Jeśli jeszcze kilkanaście lat temu ktoś prorokowałby, że Mercedes stworzy pickupa, to wielu miłośników marki skierowałoby go od razu do miejsca, gdzie w większości pomieszczeń nie występują klamki. Czasy się jednak zmieniają, Mercedes zapowiada stworzenie takiego samochodu do 2020 roku, a ja uważam, że to doskonały pomysł patrząc na to, czym obecnie są pickupy.
Bo funkcja i charakter pickupów coraz bardziej ewoluuje. Kiedyś były to samochody typowo użytkowe – kupowane jako woły robocze, siermiężne w środku, ze szczątkowym wyposażeniem. Obecnie samochody te stają się coraz bardziej cywilizowane. Pickupy, jakimi miałem okazję pojeździć dłużej – Toyota Hilux, czy SsangYong Actyon Sports – spokojnie mogłyby pełnić funkcję samochodu uniwersalnego, do stosowania na co dzień. Oczywiście przez swoje gabaryty oraz charakter przestrzeni bagażowej w niektórych środowiskach sprawdzą się gorzej, niż mniejsze osobówki (np. w mieście), jednak pod względem komfortu jazdy, czy projektu wnętrza – niewiele im ustępują.

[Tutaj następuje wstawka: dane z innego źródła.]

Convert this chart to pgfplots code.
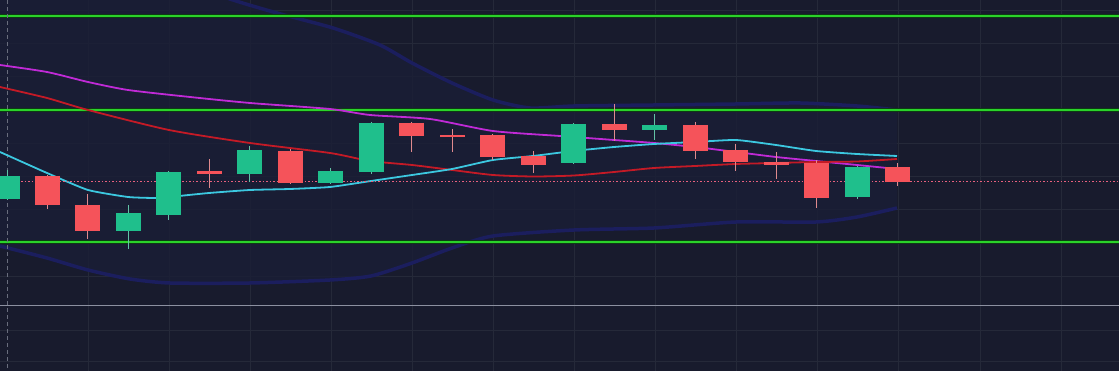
\documentclass[border=0pt]{standalone}
\usepackage{pgfplots}
\pgfplotsset{compat=1.18}
\usepackage{pgfplotstable}
\usepgfplotslibrary{fillbetween}
\definecolor{bg}{HTML}{181B2D}
\definecolor{gridc}{HTML}{252939}
\definecolor{gline}{HTML}{2AD32A}
\definecolor{gglow}{HTML}{0E3A14}
\definecolor{mag}{HTML}{C02AD6}
\definecolor{dred}{HTML}{C41A26}
\definecolor{cyanl}{HTML}{3CC8E0}
\definecolor{bandl}{HTML}{1B1E5E}
\definecolor{bandf}{HTML}{1A1E36}
\definecolor{cgreen}{HTML}{1FBF8C}
\definecolor{cred}{HTML}{F5535A}
\definecolor{wred}{HTML}{E08A8E}
\definecolor{wgreen}{HTML}{62C2A6}
\definecolor{grayl}{HTML}{8C90A0}
\definecolor{dotl}{HTML}{E8607E}

% candle bodies (pixel y of open/close), separated by nan
\pgfplotstableread{
x y
7 199
7 176
nan nan
128.5 231
128.5 213
nan nan
168.5 215
168.5 172
nan nan
249.5 174
249.5 150
nan nan
330.5 183
330.5 171
nan nan
371 172
371 123
nan nan
573 163
573 124
nan nan
654 130
654 125
nan nan
857 197
857 167
}\greenbody
\pgfplotstableread{
x y
7 170
7 200
nan nan
128.5 205
128.5 249
nan nan
168.5 171
168.5 220
nan nan
249.5 146
249.5 182
nan nan
330.5 168
330.5 184
nan nan
371 122
371 174
nan nan
573 123
573 164
nan nan
654 114
654 140
nan nan
857 166
857 199
}\greenwick
\pgfplotstableread{
x y
47.5 176
47.5 205
nan nan
87.5 205
87.5 231
nan nan
209.5 171
209.5 174
nan nan
290 151
290 183
nan nan
411.5 123
411.5 136
nan nan
452 135
452 137.5
nan nan
492 135
492 157
nan nan
533 156
533 165
nan nan
614 124
614 130
nan nan
695 125
695 151
nan nan
735 150
735 162
nan nan
776 162
776 165
nan nan
816 163
816 198
nan nan
897 167
897 182
}\redbody
\pgfplotstableread{
x y
47.5 175
47.5 209
nan nan
87.5 194
87.5 239
nan nan
209.5 159
209.5 188
nan nan
290 149
290 184
nan nan
411.5 122
411.5 152
nan nan
452 129
452 152
nan nan
492 134
492 160
nan nan
533 151
533 173
nan nan
614 104
614 141
nan nan
695 122
695 159
nan nan
735 144
735 171
nan nan
776 152
776 179
nan nan
816 160
816 208
nan nan
897 163
897 186
}\redwick

\begin{document}
\begin{tikzpicture}
\begin{axis}[
  name=main,
  scale only axis, width=1119pt, height=371pt,
  xmin=0, xmax=1119, ymin=0, ymax=371, y dir=reverse,
  axis line style={draw=none},
  axis background/.style={fill=bg},
  xtick={88,169,250,331,412,493,574,655,736,817,898,980,1061},
  ytick={10,43,76,143,176,209,276,330,361},
  xticklabels={}, yticklabels={},
  major tick length=0pt,
  grid=major, grid style={color=gridc, line width=0.8pt},
  clip=true, unbounded coords=jump,
]
% band
\addplot[name path=up, bandl, line width=3.5pt, smooth, tension=0.4] coordinates {
(0,-70) (90,-50) (170,-22) (233,0) (277,13) (333,28) (380,45) (412,63) (452,83) (493,100) (530,108) (574,106) (654,105) (736,104) (800,103) (857,106) (897,110)};
\addplot[name path=lo, bandl, line width=3.5pt, smooth, tension=0.4] coordinates {
(0,246) (47,258) (88,270) (130,279) (170,283) (250,283) (330,280) (371,276) (412,263) (452,248) (493,236) (574,230) (654,228) (736,222) (816,222) (857,217) (897,208)};
\addplot[bandf, opacity=0.8] fill between[of=up and lo];
% green levels
\addplot[gglow, line width=4pt] coordinates {(0,16) (1119,16)};
\addplot[gline, line width=1.7pt] coordinates {(0,16) (1119,16)};
\addplot[gglow, line width=4pt] coordinates {(0,110) (1119,110)};
\addplot[gline, line width=1.7pt] coordinates {(0,110) (1119,110)};
\addplot[gglow, line width=4pt] coordinates {(0,242) (1119,242)};
\addplot[gline, line width=1.7pt] coordinates {(0,242) (1119,242)};
% pane separator and vertical dashed
\addplot[grayl, line width=1pt] coordinates {(0,306) (1119,306)};
\addplot[grayl!70!bg, line width=0.8pt, dash pattern=on 4pt off 3pt] coordinates {(7,0) (7,371)};
% moving averages
\addplot[mag, line width=1.8pt, smooth, tension=0.4] coordinates {
(0,65) (47,72) (88,82) (128,90) (190,97) (250,103) (330,109) (370,115) (430,119) (493,131) (560,136) (614,140) (654,143) (695,147) (736,152) (776,157) (816,161) (857,165) (897,169)};
\addplot[dred, line width=1.8pt, smooth, tension=0.4] coordinates {
(0,87) (47,98) (88,110) (169,130) (250,143) (330,153) (370,161) (412,165) (452,170) (493,175) (533,176.5) (574,175.5) (614,172) (654,168) (695,166) (736,164) (776,163) (816,162) (857,161.5) (897,159)};
\addplot[cyanl, line width=1.8pt, smooth, tension=0.3] coordinates {
(0,152) (47,173) (88,190) (128,197) (155,198) (169,197) (209,193) (250,190) (290,189) (330,187) (371,181) (412,175) (452,169) (493,160) (533,156) (573,151) (614,147) (654,144) (695,142) (736,140) (776,145) (816,151) (857,154) (897,156)};
% last price dotted
\addplot[dotl, line width=0.8pt, dash pattern=on 1.5pt off 2pt] coordinates {(0,181) (1119,181)};
% candles
\addplot[wgreen, line width=1pt] table[x=x,y=y]{\greenwick};
\addplot[wred, line width=1pt] table[x=x,y=y]{\redwick};
\addplot[cgreen, line width=25pt, line cap=butt] table[x=x,y=y]{\greenbody};
\addplot[cred, line width=25pt, line cap=butt] table[x=x,y=y]{\redbody};
\end{axis}
\pgfresetboundingbox
\useasboundingbox (main.south west) rectangle (main.north east);
\end{tikzpicture}
\end{document}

Jednak wciąż na europejskim rynku nie ma czegoś takiego jak pickup klasy premium (chyba, że zaliczymy do tego grona Mercedesa G63 AMG 6×6, ale to już trochę naciągane :) ). I tutaj swojej szansy upatruje Mercedes. Wiele osób, które mieszka np. poza terenem zabudowanym może preferować pickupy i doceniać ich dobre właściwości terenowe, czy możliwość przewiezienia „na pace” rzeczy, których do zwykłego samochodu osobowego w życiu nie dałoby się włożyć. Jednocześnie chcą podróżować w luksusie, co zapewnia znaczek Mercedesa na masce.
Dlatego sądzę, że Mercedes poszedł w bardzo dobrym kierunku i na brak zainteresowania wśród klientów nie będzie narzekać. Zwłaszcza, jeśli auto będzie tak ładne jak przedstawia to pierwsze zdjęcie (szkic koncepcyjny) tego samochodu.
Pickup Mercedesa poza Europą, ma być oferowany w Afryce, Ameryce Południowej i Australii. Premiera w królestwie pickupów – USA – nie jest jeszcze przesądzona.